Just and I are both interested in journalism; we both want to give voice to voiceless people. This summer, I started publishing their writing on Twitter using #PrisonsKill, which Just envisioned. Just’s first essay was about a friend who dealt with intense medical neglect after being diagnosed with syphilis at MDC Brooklyn, where Just spent the first years of their bid. We recorded it over the phone and it was aired on WBAI, where I was interning at that time.
But we were in the middle of a pandemic. The prison where Just is, which is in southern Georgia, close to where Ahmaud Arbery was murdered, was consistently on lockdown. First it was because of the pandemic. Then they transitioned into total lockdown, along with every other federal facility, because of the protests following George Floyd’s murder. For a week, there were no calls or letters.
In July, the lockdown predictably proved pointless. The virus made its way into the facility. 95% of the unit tested positive. Just reported stabbing pain and an inability to taste food, but they survived.
At this point, the phone calls basically stopped. I’d get letters sometimes with essays to post, sometimes not. In early August, Just was taken to the hole. There was an “investigation,” the prison said. One of their outside contacts, they were told, might have ties to antifa. I only got one letter while Just was in the hole; it was written in pencil because they don’t allow prisoners in solitary to have pens. When I read the letter, all I wanted to do was go to Georgia and give them a hug.
Just was briefly let out of the box in August. But by the last week of the month, they were back in. We think the prison is retaliating because Just spoke out about the fact the unit became a Petri dish. On Friday, Just will have been in the hole for 28 consecutive days. The United Nations says more than 15 days is torture. When I called the prison administration to express this concern, they told me that they don’t follow that. There are no limits to how long people can be held in solitary.
Essential medical treatment has been denied, letters are being censored. One day I got five letters sent back to me, the prison cited a “security risk.” The letters contained writing by other incarcerated people I know, people that were inspired to write by Just.

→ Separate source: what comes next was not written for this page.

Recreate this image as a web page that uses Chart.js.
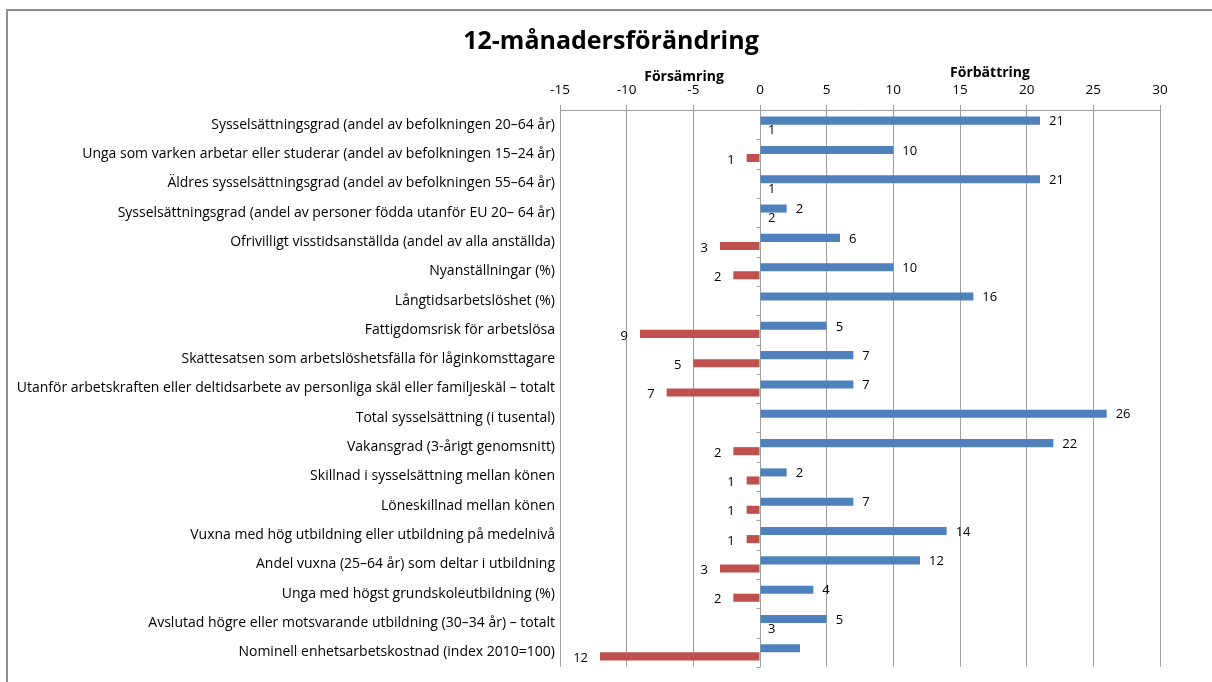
<!DOCTYPE html>
<html lang="sv">
  <head>
    <meta charset="UTF-8" />
    <script src="https://cdn.jsdelivr.net/npm/chart.js@4/dist/chart.umd.min.js"></script>
    <title>12-månadersförändring</title>
    <style>
      body { margin: 0; background: #fff; overflow: hidden; }
      .wrap { position: relative; width: 1212px; height: 682px; }
      .frame {
        position: absolute; left: 6px; top: 9px; right: 0; bottom: 0;
        border-top: 2px solid #8e8e8e; border-left: 2px solid #8e8e8e;
        pointer-events: none;
      }
    </style>
  </head>
  <body>
    <div class="wrap">
      <canvas id="myChart"></canvas>
      <div class="frame"></div>
    </div>

    <script>
      var fontFam = "'Open Sans', Lato, sans-serif";

      var categories = [
        "Sysselsättningsgrad (andel av befolkningen 20–64 år)",
        "Unga som varken arbetar eller studerar (andel av befolkningen 15–24 år)",
        "Äldres sysselsättningsgrad (andel av befolkningen 55–64 år)",
        "Sysselsättningsgrad (andel av personer födda utanför EU 20– 64 år)",
        "Ofrivilligt visstidsanställda (andel av alla anställda)",
        "Nyanställningar (%)",
        "Långtidsarbetslöshet (%)",
        "Fattigdomsrisk för arbetslösa",
        "Skattesatsen som arbetslöshetsfälla för låginkomsttagare",
        "Utanför arbetskraften eller deltidsarbete av personliga skäl eller familjeskäl – totalt",
        "Total sysselsättning (i tusental)",
        "Vakansgrad (3-årigt genomsnitt)",
        "Skillnad i sysselsättning mellan könen",
        "Löneskillnad mellan könen",
        "Vuxna med hög utbildning eller utbildning på medelnivå",
        "Andel vuxna (25–64 år) som deltar i utbildning",
        "Unga med högst grundskoleutbildning (%)",
        "Avslutad högre eller motsvarande utbildning (30–34 år) – totalt",
        "Nominell enhetsarbetskostnad (index 2010=100)"
      ];

      // förbättring (blue) and försämring (red)
      var better = [21, 10, 21, 2, 6, 10, 16, 5, 7, 7, 26, 22, 2, 7, 14, 12, 4, 5, 3];
      var worse = [0, -1, 0, 0, -3, -2, 0, -9, -5, -7, 0, -2, -1, -1, -1, -3, -2, 0, -12];

      // printed labels
      var betterLabels = [21, 10, 21, 2, 6, 10, 16, 5, 7, 7, 26, 22, 2, 7, 14, 12, 4, 5, null];
      var worseLabels = [1, 1, 1, 2, 3, 2, null, 9, 5, 7, null, 2, 1, 1, 1, 3, 2, 3, 12];

      var xTicks = [-15, -10, -5, 0, 5, 10, 15, 20, 25, 30];
      var chartTitle = "12-månadersförändring";
      var sideTitles = [
        { text: "Försämring", at: -5.7, y: 77 },
        { text: "Förbättring", at: 17.25, y: 73 }
      ];

      // value labels next to the bar ends
      var barLabels = {
        id: "barLabels",
        afterDatasetsDraw: function (chart) {
          var ctx = chart.ctx;
          var x0 = chart.scales.x.getPixelForValue(0);
          ctx.save();
          ctx.font = "13px " + fontFam;
          ctx.fillStyle = "#000";
          ctx.textBaseline = "middle";
          chart.getDatasetMeta(0).data.forEach(function (el, i) {
            if (betterLabels[i] == null) return;
            ctx.textAlign = "left";
            ctx.fillText(betterLabels[i], el.x + 9, el.y + 1);
          });
          chart.getDatasetMeta(1).data.forEach(function (el, i) {
            if (worseLabels[i] == null) return;
            if (worse[i] == 0) {
              ctx.textAlign = "left";
              ctx.fillText(worseLabels[i], x0 + 8, el.y + 2);
            } else {
              ctx.textAlign = "right";
              ctx.fillText(worseLabels[i], el.x - 12, el.y + 2);
            }
          });
          ctx.restore();
        }
      };

      // title, side titles, small tick marks on the zero axis
      var extras = {
        id: "extras",
        afterDraw: function (chart) {
          var ctx = chart.ctx;
          var xs = chart.scales.x;
          var x0 = Math.round(xs.getPixelForValue(0)) + 0.5;
          var step = (chart.chartArea.bottom - chart.chartArea.top) / categories.length;
          ctx.save();
          ctx.strokeStyle = "#a0a0a0";
          ctx.lineWidth = 1;
          ctx.beginPath();
          for (var i = 0; i <= categories.length; i++) {
            var y = Math.round(chart.chartArea.top + i * step) + 0.5;
            ctx.moveTo(x0 - 4, y);
            ctx.lineTo(x0, y);
          }
          ctx.stroke();

          ctx.fillStyle = "#000";
          ctx.textAlign = "center";
          ctx.textBaseline = "middle";
          ctx.font = "bold 25px " + fontFam;
          ctx.fillText(chartTitle, 611, 42);
          ctx.font = "bold 14px " + fontFam;
          sideTitles.forEach(function (t) {
            ctx.fillText(t.text, xs.getPixelForValue(t.at), t.y);
          });
          ctx.restore();
        }
      };

      new Chart("myChart", {
        type: "bar",
        data: {
          labels: categories,
          datasets: [
            {
              data: better,
              backgroundColor: "#4f81bd",
              borderWidth: 0,
              barPercentage: 1,
              categoryPercentage: 0.55
            },
            {
              data: worse,
              backgroundColor: "#c0504d",
              borderWidth: 0,
              barPercentage: 1,
              categoryPercentage: 0.55
            }
          ]
        },
        options: {
          indexAxis: "y",
          responsive: true,
          maintainAspectRatio: false,
          animation: false,
          layout: { padding: { left: 0, right: 52, top: 0, bottom: 15 } },
          plugins: {
            legend: { display: false },
            tooltip: { enabled: false },
            title: { display: false }
          },
          scales: {
            x: {
              position: "top",
              min: -15,
              max: 30,
              afterBuildTicks: function (s) {
                s.ticks = xTicks.map(function (v) { return { value: v }; });
              },
              afterFit: function (s) { s.height = 110; },
              grid: { color: "#a0a0a0", tickLength: 5 },
              border: { color: "#a0a0a0" },
              ticks: {
                padding: 7,
                color: "#000",
                font: { family: fontFam, size: 13.5 }
              }
            },
            y: {
              afterFit: function (s) { s.width = 560; },
              grid: { display: false, drawTicks: false },
              border: { display: false },
              ticks: {
                autoSkip: false,
                padding: 5,
                color: "#000",
                font: { family: fontFam, size: 14 }
              }
            }
          }
        },
        plugins: [barLabels, extras]
      });
    </script>
  </body>
</html>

I can tell you that fear runs through me every day. I can tell you that I check my post office box each afternoon, hoping for a letter and that there has only been one since I’ve moved back here. I can tell you this is wrong. But you shouldn’t listen to me.
This is a moment where the uprisings are calling us to imagine new social relations, new communities, new ways of being. People are calling for the end of the carceral state, the extinction of the prison industrial complex, the abolition of the police. People are calling for a revolution in this country.
All I want to say is listen. Listen to those who are on the other side of the wall. You can read what we’ve been publishing. You can listen to and read the work of jailhouse journalists like Mumia Abu-Jamal and Kevin Rashid Johnson. You can listen to your friends and relatives who have been locked up.
In Kenosha, Wisconsin, where the police shot Jacob Blake seven times in the back, the Department of Corrections was burned to the ground. Amidst the wreckage and debris one wall remained standing. Someone brave and beautiful used this as an opportunity to pose this same question in black spray paint: “Are you listening yet?”